How many species can we find during moth week?
Finding moths can be as simple as leaving a porch light on and checking it after dark. Serious moth aficionados use special lights and baits to attract them. Check out this short introduction on how to start mothing. It’s easy and fun!
Thanks to the tireless efforts of both professional and amateur Lepidopterists, since the 1995 landmark publication Moths and Butterflies of Vermont: A Faunal Checklist, over 400 new moth species have been found in Vermont. Preliminary results show us that there are now 1,903 species of moths known from Vermont. And, there are likely more awaiting our discovery.
Since 2013, professional biologists and naturalists have contributed moth observations to the Vermont Atlas of Life on iNaturalist.
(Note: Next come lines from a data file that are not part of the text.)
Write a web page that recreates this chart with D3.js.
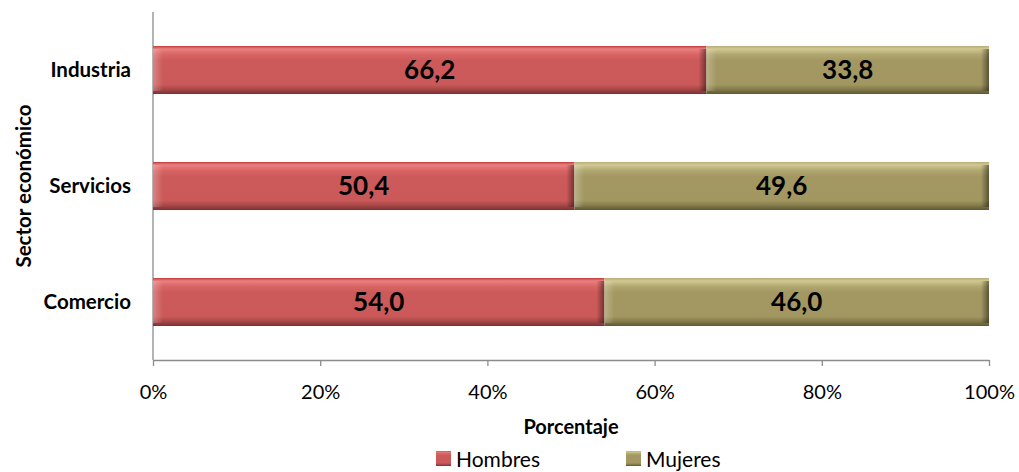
<!DOCTYPE html>
<html><head><meta charset="utf-8">
<script src="https://cdn.jsdelivr.net/npm/d3@7"></script>
<style>body{margin:0;background:#fff}svg{display:block}</style>
</head><body>
<svg id="c" width="1019" height="472"></svg>
<script>
const categories = ["Industria", "Servicios", "Comercio"];
const hombres = [66.2, 50.4, 54.0];
const mujeres = [33.8, 49.6, 46.0];
const seriesNames = ["Hombres", "Mujeres"];
const xTicks = [0, 20, 40, 60, 80, 100];

const FONT = "Lato, 'Open Sans', sans-serif";
const svg = d3.select("#c");
const m = {l:153, r:1019-989, t:12, b:472-360};
const W = 1019, H = 472;
const x = d3.scaleLinear().domain([0,100]).range([m.l, W-m.r]);
const y = d3.scaleBand().domain(categories).range([m.t, H-m.b]).paddingInner(0.586).paddingOuter(0.293);

const defs = svg.append("defs");
function grad(id, stops){
  const g = defs.append("linearGradient").attr("id", id).attr("x1",0).attr("y1",0).attr("x2",0).attr("y2",1);
  stops.forEach(s=>g.append("stop").attr("offset", s[0]).attr("stop-color", s[1]));
}
grad("gH", [[0,"#c53a3a"],[0.06,"#e98080"],[0.18,"#d86464"],[0.3,"#cd5a5a"],[0.8,"#cb5959"],[0.9,"#a84848"],[1,"#7e3030"]]);
grad("gM", [[0,"#b5ac79"],[0.06,"#d2c892"],[0.18,"#b0a670"],[0.3,"#a39862"],[0.8,"#a29761"],[0.9,"#857c4c"],[1,"#5e5734"]]);
function hgrad(id, c1, op){
  const g = defs.append("linearGradient").attr("id", id).attr("x1",0).attr("y1",0).attr("x2",1).attr("y2",0);
  g.append("stop").attr("offset",0).attr("stop-color",c1).attr("stop-opacity",op);
  g.append("stop").attr("offset",1).attr("stop-color",c1).attr("stop-opacity",0);
}
hgrad("edgeL","#ffffff",0.25);
hgrad("edgeR","#000000",0.45);

const rows = categories.map((c,i)=>({c, segs:[
  {s:0, x0:0, x1:hombres[i], v:hombres[i]},
  {s:1, x0:hombres[i], x1:hombres[i]+mujeres[i], v:mujeres[i]}
]}));

// axes
svg.append("line").attr("x1",x(0)).attr("x2",x(0)).attr("y1",m.t).attr("y2",H-m.b).attr("stroke","#8c8c8c").attr("stroke-width",1.3);
const xa = svg.append("g").attr("transform",`translate(0,${H-m.b})`)
  .call(d3.axisBottom(x).tickValues(xTicks).tickSize(6).tickSizeOuter(0).tickFormat(d=>d+"%"));
xa.select(".domain").attr("stroke","#8c8c8c").attr("stroke-width",1.3);
xa.selectAll(".tick line").attr("stroke","#8c8c8c").attr("stroke-width",1.3);
xa.selectAll(".tick text").attr("y",25).attr("font-family",FONT).attr("font-size",20).attr("fill","#000");

const ya = svg.append("g").attr("transform",`translate(${x(0)},0)`)
  .call(d3.axisLeft(y).tickSize(0));
ya.select(".domain").remove();
ya.selectAll(".tick text").attr("x",-22).attr("font-family",FONT).attr("font-size",20.5).attr("font-weight","bold").attr("fill","#000");

// bars
const fills = ["url(#gH)","url(#gM)"];
const g = svg.append("g");
rows.forEach(r=>{
  r.segs.forEach(sg=>{
    const x0 = x(sg.x0), w = x(sg.x1)-x(sg.x0), y0 = y(r.c), h = y.bandwidth();
    g.append("rect").attr("x",x0).attr("y",y0).attr("width",w).attr("height",h).attr("fill",fills[sg.s]);
    g.append("rect").attr("x",x0).attr("y",y0+3).attr("width",10).attr("height",h-6).attr("fill","url(#edgeL)");
    g.append("rect").attr("x",x0+w-8).attr("y",y0+3).attr("width",8).attr("height",h-6).attr("fill","url(#edgeR)").attr("transform",`rotate(180,${x0+w-4},${y0+h/2})`);
    g.append("text").attr("x",x0+w/2).attr("y",y0+h/2).attr("dy","0.36em").attr("text-anchor","middle")
      .attr("font-family",FONT).attr("font-weight","bold").attr("font-size",26).attr("fill","#000")
      .text(sg.v.toFixed(1).replace(".",","));
  });
});

// axis titles
svg.append("text").attr("x",(x(0)+x(100))/2).attr("y",434).attr("text-anchor","middle")
  .attr("font-family",FONT).attr("font-weight","bold").attr("font-size",20).text("Porcentaje");
svg.append("text").attr("transform",`translate(31,${(m.t+H-m.b)/2}) rotate(-90)`).attr("text-anchor","middle")
  .attr("font-family",FONT).attr("font-weight","bold").attr("font-size",20.5).text("Sector económico");

// legend
const lg = svg.append("g");
const lx = [436, 626];
seriesNames.forEach((n,i)=>{
  lg.append("rect").attr("x",lx[i]).attr("y",451).attr("width",15).attr("height",15).attr("fill",fills[i]);
  lg.append("text").attr("x",lx[i]+20).attr("y",467).attr("font-family",FONT).attr("font-size",21).text(n);
});
</script>
</body></html>
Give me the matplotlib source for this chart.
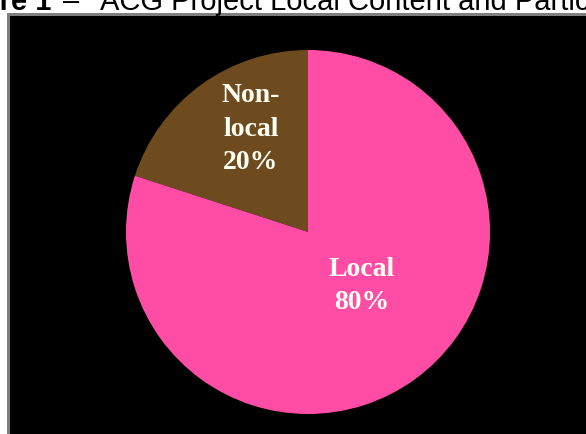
import matplotlib.pyplot as plt
from matplotlib.patches import Rectangle

# 데이터
labels = ['Non-\nlocal', 'Local']
shares = [20, 80]
colors = ['#6E4A1F', '#FF4DA6']

W, H = 586, 434
fig = plt.figure(figsize=(W / 100, H / 100), dpi=100)
fig.patch.set_facecolor('white')

# 검은 배경 + 회색 테두리 (왼쪽/위)
fig.add_artist(Rectangle((10 / W, 0), 1, (H - 16) / H, transform=fig.transFigure,
                         facecolor='black', edgecolor='none', zorder=0))
fig.add_artist(Rectangle((7 / W, 0), 3 / W, (H - 13) / H, transform=fig.transFigure,
                         facecolor='#7f7f7f', edgecolor='none', zorder=0))
fig.add_artist(Rectangle((7 / W, (H - 16) / H), 1, 3 / H, transform=fig.transFigure,
                         facecolor='#7f7f7f', edgecolor='none', zorder=0))

# 제목 (위쪽이 잘린 상태)
base_y = 1 - 10 / H
fig.text(51 / W, base_y, 'Figure 1', ha='right', va='baseline',
         fontsize=21, fontweight='bold', family='Liberation Sans')
fig.text(71 / W, base_y, '\u2013', ha='center', va='baseline',
         fontsize=21, family='Liberation Sans')
fig.text(100 / W, base_y, 'ACG Project Local Content and Participation',
         ha='left', va='baseline', fontsize=21, family='Liberation Sans')

# 파이차트
cx, cy, r = 308, 232, 182
ax = fig.add_axes([(cx - r) / W, (H - cy - r) / H, 2 * r / W, 2 * r / H])
ax.set_facecolor('none')
wedges, _ = ax.pie(shares, colors=colors, startangle=90, counterclock=True,
                   radius=1, wedgeprops={'linewidth': 0})
ax.set_xlim(-1, 1)
ax.set_ylim(-1, 1)
ax.axis('off')

# 라벨
text_pos = [(251, 129), (362, 286)]
for lab, val, (px, py) in zip(labels, shares, text_pos):
    ax.text((px - cx) / r, (cy - py) / r, f'{lab}\n{val}%', ha='center', va='center',
            color='#FFFFF4', fontsize=20, fontweight='bold', family='Liberation Serif',
            linespacing=1.45)

fig.savefig('out.png', dpi=100)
Many of us turn on special lights in our backyards on summer nights to find hundreds of moths and other insects gathering on our sheets, hunt fields and forest for day-flying moths, and place rotten fruit bait out to attract other moths. Many of these moths can be identified from good photographs (although some are impossible without examination under a microscope). With today’s amazing digital photography technology, coupled with the newer Peterson’s Field Guide to Northeastern Moths and web sites like iNaturalist, BugGuide, Moth Photographers Group, or Moths of Eastern North America Facebook Group, moth watching (aka mothing) has become increasingly popular.
Moth watchers have added more than 100 new species to the Vermont faunal list via iNaturalist and have documented over 1,450 species across the state. What’s even more amazing is that together we’ve recorded over 60,000 moth observations, which help us understand their phenology, habitat use and range in Vermont like never before.
Discover and share which moths are flying in your neighborhood during National Moth Week!